Would be nice if forked-daad could suppress those duplicates

ejurgensen commented 9 years ago

Yes, I agree. I'll have a look at this.

ejurgensen commented 9 years ago

Closing this, it should now not add duplicates

snizzleorg commented 9 years ago

does the database need to be rebuilt?

ejurgensen commented 9 years ago

Yes. I didn't want to check for duplicates during the start-up, because it would make the start-up longer. So it only checks when a file is added or modified. If it is only a few files you want to remove, it might be easier to trigger a modification with "touch".

EDIT: Use .full-rescan to rebuild, so you don't lose pairing info.

chme commented 9 years ago

I have not tested this change, but i think this can lead to missing songs in playlists and if a library path is currently unavailable (files are disabled in the db).

A playlist could contain a path to a song that was not added to the files db table due to existing duplicates. And if a song that is on a drive currently not mounted it gets disabled, the same file on a local drive would not be added to the files table.

Wouldn't it be better to filter the duplicates when selecting the songs for a list?

(Additionally the proposed mpd protocol feature allows browsing the file system, it would be odd if there were missing files)

ejurgensen commented 9 years ago

Yes, you're quite right about these problems. Filtering would probably work better, but it seemed like that would require extensive modifications of the queries, which was a bit daunting. Can you think of a good way?

snizzleorg commented 9 years ago

I also second the filtering approach.

chme commented 9 years ago

The more i think about this, the harder i find it to define a duplicate. Title + album + albumartist might not be enough. In the library they can still be distinguished by song number, e. g. if a song with the same title appears multiple times on an album in different versions. I have no experience with the shared library in iTunes, but i think there are other fields that may differ: song length, file format, ...

If you want to filter, i can think of two possible ways: 1) add or extend a group by clause with title, album, albumartist. According to sqlite documentation, the columns not in the group by clause will be from a random row of the aggregated rows. 2) add the filter logic in the loop over the query result. Only add a row to the response if it is not equal to the previous row.

Both approaches have a random behavior which one of the duplicates will appear in the client.

I would prefer to keep the duplicates and to leave it to the user to expilcitly specify which files/folders should not be added to the library. The new config option is a good way to do this. A more flexible approach would be something like supporting ignore-files similar to the .gitignore file or the .mpdignore files.

ejurgensen commented 9 years ago

Yes, title/album/artist is not enough, because some albums have multiple tracks with the same title.

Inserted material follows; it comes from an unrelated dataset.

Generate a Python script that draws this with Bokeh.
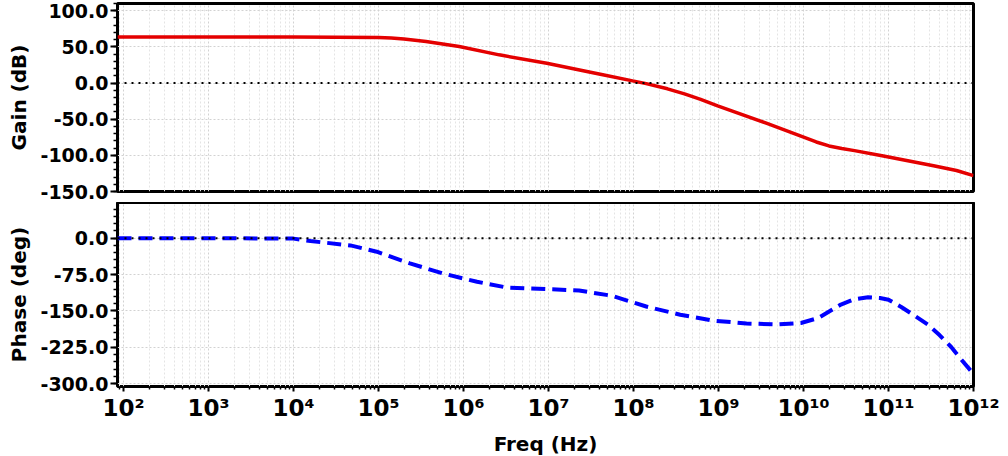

That's why I did title/album/artist/fname, which I think should be ok.

I've reverted the change, so it can instead be done in a better way. Maybe having the filter in the loop might actually be ok, in the sense that it wouldn't require that much change. One thing to remember, however, is that some queries include a count, so that would also need adjustment.

whatdoineed2do commented 1 year ago

ffmpeg has a feature to generate an audio hash that i've used in different project - this hash represents the audio data/frames only so is unaffected by metadata.

ffmpeg -i foo.mp3 -c:a copy -bsf:a null -f hash -

This audio hash shoudl be a good way to solve identification - read the audio frames the file as being scanned; it will read ALL the frames though so ignore for remote or pipe audio. To support this, extra hash (stirng or hashed value of ffmpeg audio hash) column in DB/ yacc/lex to expose col for search grammer / and extending library/filescanner_ffmpeg.c:scan_metadata_ffmpeg() to populate.

For UI, it could be as simple as having the track dialog indicate there are N other instances of the same track, clicking on this would take them to a track listing page of said tracks based on the audio hash value in the db. to suppress, if in the same album/playlist view, the UI could just unique filter on the audio hash and display.